Futuro ministro da Fazenda acerta ao manifestar desejo de “arrumar a casa”, mas também desperta preocupação

Trouxeram certo alívio as declarações do futuro ministro da Fazenda, Fernando Haddad, em entrevista ao GLOBO. Seu principal recado: é preciso “arrumar a casa” logo no início do governo, revisando gastos e desonerações promovidos pelo governo Jair Bolsonaro que, segundo ele, resultaram num impacto fiscal equivalente a 3% do PIB. Haddad também se comprometeu a obter um resultado primário em 2023 melhor que o déficit de R$ 220 bilhões previsto no Orçamento. É um alento saber que ele reconhece a situação crítica das contas públicas e se esforçará para equilibrá-las.

Caso cumpra os compromissos, ajudará a criar confiança na política econômica do presidente eleito, Luiz Inácio Lula da Silva, abalada depois da aprovação da Proposta de Emenda Constitucional (PEC) da Transição, que acabou com a credibilidade do teto de gastos e semeou dúvidas sobre a sustentabilidade da dívida pública.

Haddad também voltou a dizer que a reforma tributária será uma das suas prioridades — decisão corretíssima. A barafunda de impostos é um entrave ao crescimento. Simplificar a estrutura tributária não será fácil, pois o Congresso sofrerá pressão dos beneficiários da bagunça atual. Por isso Haddad faz bem ao afirmar que tratará do tema logo nos primeiros meses de 2023.

Noutra declaração no rumo correto, ele destacou a necessidade de conciliar política econômica e visão ambiental: “No Brasil, as fontes de energia novas, como o hidrogênio, a eólica, têm um potencial incrível”. Por fim, prometeu não ficar preso a dogmas. Tratando-se de quadro do PT, é uma afirmação alvissareira. “Quem tem uma postura dogmática (...) e não sai daquele quadrado nem quando as evidências demonstram, tem pouca sensibilidade”, afirmou. Um governo petista que tome decisões econômicas com base em evidências será um enorme avanço diante da ruína causada pela obstinação da gestão Dilma Rousseff.
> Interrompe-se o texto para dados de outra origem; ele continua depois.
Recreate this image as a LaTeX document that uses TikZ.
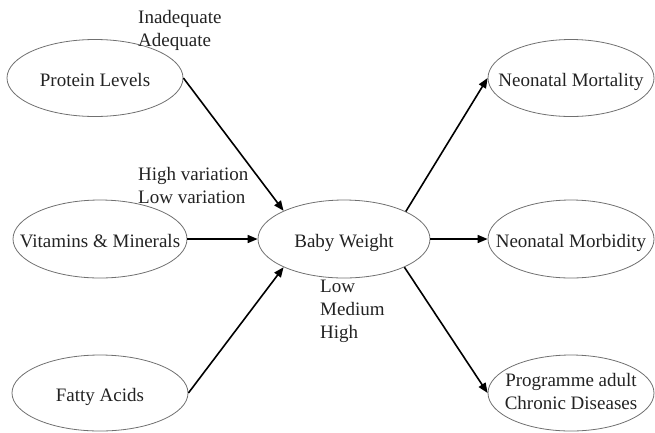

Alguns tópicos da conversa com a colunista do GLOBO Míriam Leitão, porém, despertam preocupação. A maior é o que Haddad chamou de “parceria” entre ele e Roberto Campos Neto, presidente do Banco Central (BC). A missão de Campos Neto é combater a inflação. A única parceria possível dele com Haddad é o futuro ministro controlar o gasto do governo e resgatar a credibilidade fiscal, para não tornar a política monetária inviável. Se pensa de outro modo, Haddad precisa ser transparente. A declaração sobre a necessidade de “buscar um caminho diferente” para a economia com ajuda do BC é ambígua. É verdade que o novo governo está blindado do populismo monetário graças à autonomia do BC, mesmo assim é preciso ficar atento a um risco que no passado recente — governo Dilma — se revelou desastroso.

Na entrevista, Haddad disse não ser “economista de profissão”, mas de “formação” (ele tem mestrado em economia). Traz no currículo uma experiência enriquecedora: o ajuste fiscal que ajudou a promover na prefeitura paulistana, como subsecretário de Finanças e Desenvolvimento Econômico na gestão Marta Suplicy, em 2001. Naquele período, havia administrações petistas que se destacavam pela responsabilidade fiscal — a gestão em Ribeirão Preto projetou Antonio Palocci ao Ministério da Fazenda no primeiro governo Lula. Seria fundamental que Haddad buscasse inspiração nesses exemplos, e não na incúria demagógica que marcou o governo Dilma.